The simultaneous assaults on Manbij in Syria and Falluja in Iraq, at opposite ends of Islamic State territory, are two of the biggest operations yet against Islamic State in what Washington says is the year it hopes to roll back the caliphate.

The Syria Democratic Forces (SDF), including a Kurdish militia and Arab allies that joined it last year, launched the Manbij attack last week to drive Islamic State from its last stretch of the Syrian-Turkish frontier. If successful it could cut the militants’ main access route to the outside world, paving the way for an assault on their Syrian capital Raqqa.

Last week Iraqi forces also rolled into the southern outskirts of Falluja, an insurgent stronghold 750 km down the Euphrates River from Manbij just an hour’s drive from Baghdad.

The SDF in Syria are backed by US air strikes and a small contingent of American special forces. The Iraqi army is also backed by US air power, as well as by powerful Iran-backed Shi’ite militia led by politicians who have emerged as rivals of Prime Minister Haider Abadi.
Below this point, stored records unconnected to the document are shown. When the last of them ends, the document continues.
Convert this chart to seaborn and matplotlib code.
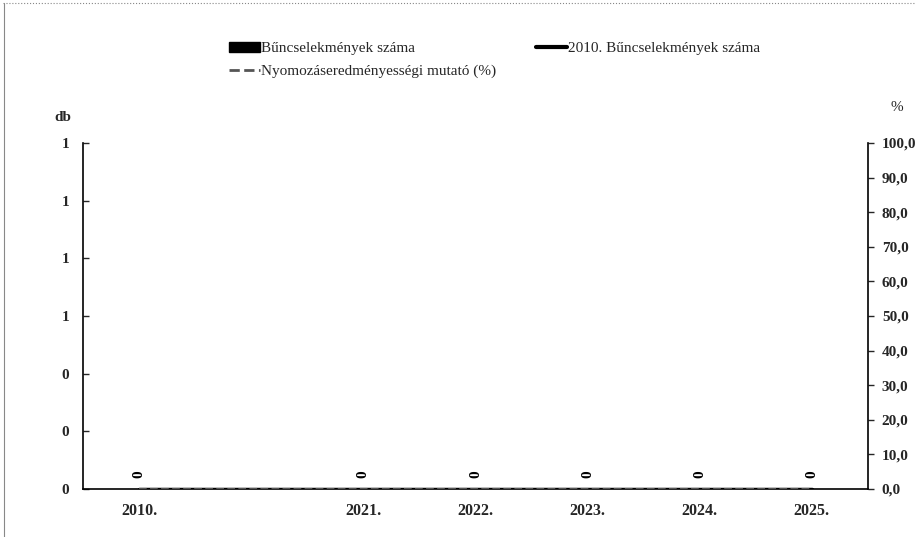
import matplotlib

matplotlib.use("Agg")
import matplotlib.pyplot as plt
import pandas as pd
import seaborn as sns
from matplotlib.lines import Line2D
from matplotlib.patches import Patch
from matplotlib.ticker import FixedLocator, FuncFormatter

# Adatok
years = ["2010.", " ", "2021.", "2022.", "2023.", "2024.", "2025."]
crimes = [0, None, 0, 0, 0, 0, 0]
crimes_2010 = [0, 0, 0, 0, 0, 0, 0]
clearance_rate = [0, None, 0, 0, 0, 0, 0]
bar_labels = ["0", "", "0", "0", "0", "0", "0"]
left_ticks = [0, 0.2, 0.4, 0.6, 0.8, 1.0, 1.2]
right_ticks = [0, 10, 20, 30, 40, 50, 60, 70, 80, 90, 100]

sns.set_theme(style="white")
plt.rcParams["font.family"] = ["Liberation Serif", "DejaVu Serif"]

df = pd.DataFrame({
    "ev": years,
    "bun": [c if c is not None else 0 for c in crimes],
    "bun2010": crimes_2010,
    "mutato": clearance_rate,
})
df["pos"] = range(len(df))

fig = plt.figure(figsize=(9.17, 5.37), dpi=100)
ax = fig.add_axes([0.0905, 0.0894, 0.856, 0.6443])

sns.barplot(data=df, x="ev", y="bun", color="black", width=0.6, ax=ax)
ax.bar_label(ax.containers[0], labels=bar_labels, padding=8, rotation=90,
             fontsize=11, fontweight="bold", color="black")
sns.lineplot(data=df, x="pos", y="bun2010", color="black", linewidth=2.5, ax=ax)

ax2 = ax.twinx()
sns.lineplot(data=df.dropna(), x="pos", y="mutato", color="#555555", linewidth=1.5,
             linestyle="--", ax=ax2)

ax.set_xlim(-0.5, len(years) - 0.5)
ax.set_ylim(0, 1.2)
ax2.set_ylim(0, 100)
ax.yaxis.set_major_locator(FixedLocator(left_ticks))
ax.yaxis.set_major_formatter(FuncFormatter(lambda v, p: f"{v:.0f}"))
ax2.yaxis.set_major_locator(FixedLocator(right_ticks))
ax2.yaxis.set_major_formatter(FuncFormatter(lambda v, p: f"{v:.1f}".replace(".", ",")))

ax.set_xlabel("")
ax.set_ylabel("")
ax2.set_ylabel("")
ax.set_xticks(range(len(years)))
ax.set_xticklabels(years, fontsize=11.5, fontweight="bold")
ax.tick_params(axis="x", length=0, pad=10)
ax.tick_params(axis="y", direction="in", length=4, width=1, labelsize=11, pad=10, left=True)
ax2.tick_params(axis="y", direction="out", length=4, width=1, labelsize=11, pad=6, right=True)
for lbl in ax.get_yticklabels() + ax2.get_yticklabels():
    lbl.set_fontweight("bold")

for a in (ax, ax2):
    a.spines["top"].set_visible(False)
    for s in ("left", "right", "bottom"):
        a.spines[s].set_color("black")
        a.spines[s].set_linewidth(1.2)
ax.spines["right"].set_visible(False)
ax2.spines["left"].set_visible(False)
ax2.spines["bottom"].set_visible(False)

fig.text(0.0687, 0.782, "db", fontsize=11, fontweight="bold", ha="center", va="center")
fig.text(0.978, 0.799, "%", fontsize=11, ha="center", va="center")

handles = [
    Patch(facecolor="black", edgecolor="black", label="Bűncselekmények száma"),
    Line2D([], [], color="#555555", linestyle="--", linewidth=2, label="Nyomozáseredményességi mutató (%)"),
    Line2D([], [], color="black", linewidth=3, label="2010. Bűncselekmények száma"),
]
fig.legend(handles=handles, ncol=2, loc="upper left", bbox_to_anchor=(0.235, 0.948),
           frameon=False, fontsize=11, handlelength=2.0, handletextpad=0.1,
           columnspacing=2.6, labelspacing=0.6)

# keret a beolvasott kép szélén
fig.add_artist(Line2D([0.003, 0.997], [0.994, 0.994], color="#888888", linewidth=0.8,
                      linestyle=":", transform=fig.transFigure))
fig.add_artist(Line2D([0.004, 0.004], [0.0, 0.994], color="#888888", linewidth=0.8,
                      transform=fig.transFigure))

fig.savefig("out.png", dpi=100)
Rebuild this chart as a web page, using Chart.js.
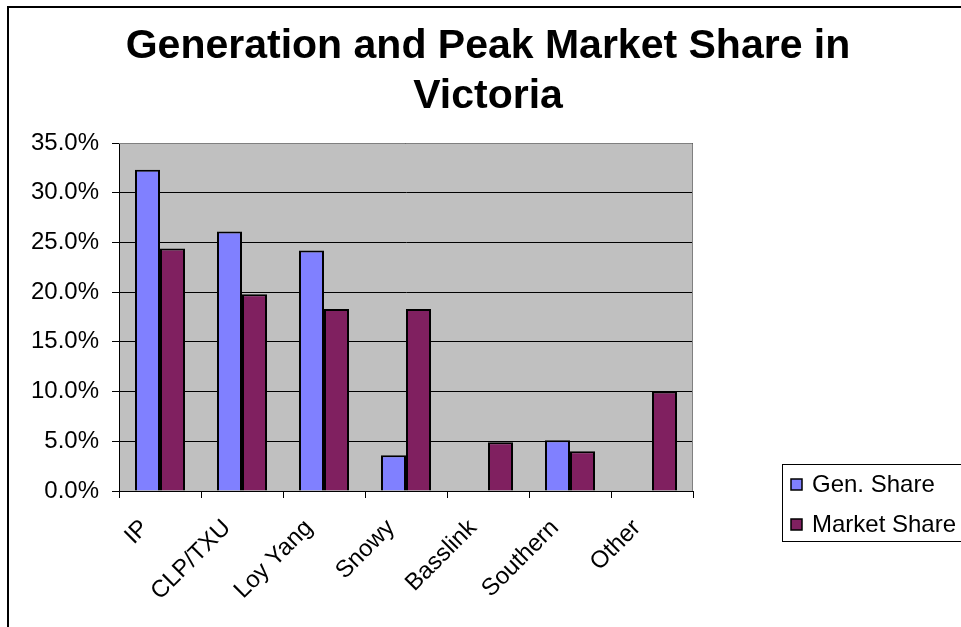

In Syria, the government of President Bashar al-Assad also launched a separate offensive last week against Islamic State, with Russian air support.

The assaults by Islamic State’s disparate enemies on a variety of fronts have put unprecedented pressure on the group, although its fighters have put up strong resistance so far.

The offensives have also put large numbers of civilians in fresh peril. The United Nations estimates 50,000 civilians are trapped in Iraq’s besieged Falluja, and more than 200,000 are at risk of being displaced by fighting around Syria’s Manbij.